Nell’organizzare il cenone o il pranzo di Natale, ci sono cibi che è meglio evitare; per risparmiare soldi e per non inquinare il pianeta. I prodotti provenienti dall’altra parte del mondo infatti, oltre ad essere poco saporiti, costano molto poichè percorrono migliaia di chilometri prima di arrivare sulle nostre tavole.
Il consumo durante le feste di fine anno di prodotti fuori stagione provenienti dall’estero fa aumentare di molto il costo necessario ad imbandire le tavole natalizie.
Senza contare che spesso tali prodotti (per lo più frutti esotici), vengono raccolti ancora semi acerbi per resistere ai lunghi viaggi che dovranno percorrere sopratutto in aereo, liberando nell’aria gas ad effetto serra.

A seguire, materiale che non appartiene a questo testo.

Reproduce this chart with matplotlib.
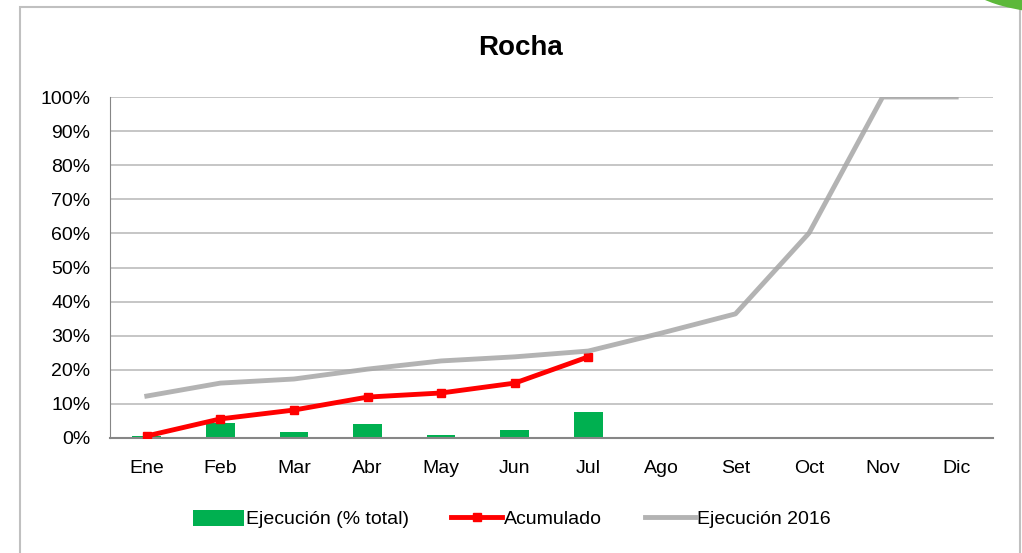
import numpy as np
import matplotlib.pyplot as plt
from matplotlib.patches import Rectangle, Ellipse

meses = ['Ene', 'Feb', 'Mar', 'Abr', 'May', 'Jun', 'Jul', 'Ago', 'Set', 'Oct', 'Nov', 'Dic']
ejecucion = [0.7, 4.5, 1.8, 4.0, 0.8, 2.3, 7.6]
acumulado = [0.6, 5.6, 8.2, 12.0, 13.2, 16.1, 23.8]
ejec_2016 = [12.3, 16.1, 17.3, 20.2, 22.6, 23.8, 25.5, 30.8, 36.4, 60.1, 100, 100]

plt.rcParams['font.family'] = ['Liberation Sans', 'DejaVu Sans']

fig = plt.figure(figsize=(10.22, 5.53), dpi=100)
ax = fig.add_axes([110/1022, 1-438/553, 883/1022, 341/553])

# outer frame of the chart + green corner
fig.patches.append(Rectangle((20/1022, -0.05), 1000/1022, 1.05-7/553, transform=fig.transFigure,
                             fill=False, edgecolor='#c0c0c0', linewidth=1.5))
fig.patches.append(Ellipse((1070/1022, 1+20/553), 210/1022, 68/553, transform=fig.transFigure,
                           facecolor='#5cb83a', edgecolor='none'))

x = np.arange(len(meses))
b = ax.bar(x[:len(ejecucion)], ejecucion, width=0.39, color='#00b050', zorder=2,
           label='Ejecución (% total)')
l1, = ax.plot(x[:len(acumulado)], acumulado, color='#ff0000', linewidth=3.5, marker='s',
              markersize=6, zorder=4, label='Acumulado')
l2, = ax.plot(x, ejec_2016, color='#a6a6a6', linewidth=3.5, alpha=0.85, zorder=5,
              label='Ejecución 2016')

ax.set_xlim(-0.5, 11.5)
ax.set_ylim(0, 100)
ax.set_yticks(np.arange(0, 101, 10))
ax.set_yticklabels([f'{v}%' for v in range(0, 101, 10)], fontsize=14)
ax.set_xticks(x)
ax.set_xticklabels(meses, fontsize=14)
ax.tick_params(axis='y', length=0, pad=14)
ax.tick_params(axis='x', length=0, pad=16)
ax.yaxis.grid(True, color='#bcbcbc', linewidth=1.2)
ax.set_axisbelow(True)
for s in ['top', 'right']:
    ax.spines[s].set_visible(False)
ax.spines['left'].set_color('#868686')
ax.spines['bottom'].set_color('#868686')
ax.spines['bottom'].set_linewidth(1.5)

fig.text(520/1022, 1-48/553, 'Rocha', ha='center', va='center', fontsize=20, fontweight='bold')

fig.legend([b, l1, l2], ['Ejecución (% total)', 'Acumulado', 'Ejecución 2016'],
           loc='center', bbox_to_anchor=(512/1022, 1-519/553), ncol=3, frameon=False,
           fontsize=14, handlelength=2.6, handleheight=0.9, handletextpad=0.1,
           columnspacing=2.2)

fig.savefig('out.png', dpi=100)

In base a quanto emerso da uno studio condotto da Coldiretti, nell’ultimo decennio, sopratutto sotto le feste, l’incremento di importazione di frutta straniera è cresciuto a dismisura.
Solo per fare qualche esempio: le more dal Messico hanno avuto un incremento del 6.100%, i mirtilli dall’Argentina +560%, le ciliegie provenienti dal Cile +122%.
Sempre secondo Coldiretti per alcuni di questi prodotti, oltre al prezzo abbastanza elevato, non ci sono solo problemi relativi ad inquinamento ambientale ma anche diversi dubbi di carattere sanitario.
In vetta alla classifica dei cibi natalizi più cari e che determinano un maggiore dispendio di energia, ci sono le albicocche provenienti dall’Australia, le ciliegie e le pesche che arrivano dal Cile e i mirtilli prodotti in Argentina.
Tra gli altri prodotti presenti nella black list stilata da Coldiretti, ci sono anche le angurie del Brasile, le more dal Messico, gli asparagi dal Peru’, i meloni dal Guadalupe e i fagiolini dall’Egitto.
Classifica completa dei cibi natalizi più cari ed inquinanti
Al primo posto le albicocche provenienti dall’Australia.
Per arrivare sulle nostre tavole percorrono 16.015 chilometri immettendo nell’ambiente 29,3 kg di CO2 per ogni kg di prodotto e consumando 9,4 kg di petrolio per ogni chilo di prodotto.
Al secondo posto le ciliege e le pesche provenienti dal Cile che percorrono 11.970 km, immettono 21, 6 kg di CO2 e consumano 6,9 kg di petrolio al chilo.
Il terzo posto va ai mirtilli argentini con 11.180 km percorsi, 20,1 kg di CO2 immessi e 6,4 kg di petrolio consumati.
Seguono le angurie brasiliane con 9.170 km percorsi, 16,5 kg CO2 immessi nell’atmosfera e 5,3 kg di petrolio consumati per ogni kg di prodotto.
Le albicocche provenienti dal Sudafrica percorrono 8.600 km, producono 15,6 kg di CO2 e consumano 5 kg di petrolio.
Le more che arrivano dal Messico devono affrontare un viaggio lungo 8.319 km, producono 15 kg di CO2 e consumano 5 kg di petrolio.
Gli asparagi peruviani percorrono 7.018 km, producono 12,6 kg di CO2 e consumano 4 kg di petrolio.
I meloni che imbandiscono le tavole natalizie arrivano dal Guadalupe dopo un viaggio lungo 5.440 km, producono 9,8 kg di CO2 e consumano 3,1 kg di petrolio.
I fagiolini che per Natale arrivano dall’ Egitto, percorrono una distanza di 2.130 km, producono 3,8 kg di CO2 e consumano 1,2 kg di petrolio.
Si può evitare di ricorrere a prodotti provenienti dall’altro capo del mondo per realizzare un pranzo o un cenone natalizio eco sostenibile e all’insegna del risparmio.
La voglia di imbandire una gustosa ed originale tavola per la feste di Natale, può essere soddisfatta riscoprendo gli svariati frutti poco diffusi ma appartenenti al made in italy che valorizzano le tradizioni del territorio e garantiscono un sicuro successo a prezzi contenuti.
Si possono acquistare ad esempio le mele limoncelle, le pere madernassa, i cachi o i fichi d’India prodotti dagli agricoltori italiani.
Il tutto si traduce in un miglior rapporto qualità prezzo che fa bene al portafogli e contribuisce alla salvaguardia dell’ambiente.
Quindi risparmio garantito per il menù natalizio, pur riuscendo ad imbandire una tavola in cui si respiri l’aria delle festività e non manchi di nulla. Un tocco di risparmio ed eco-sostenibilità anche per le feste natalizie di sicuro non guasta.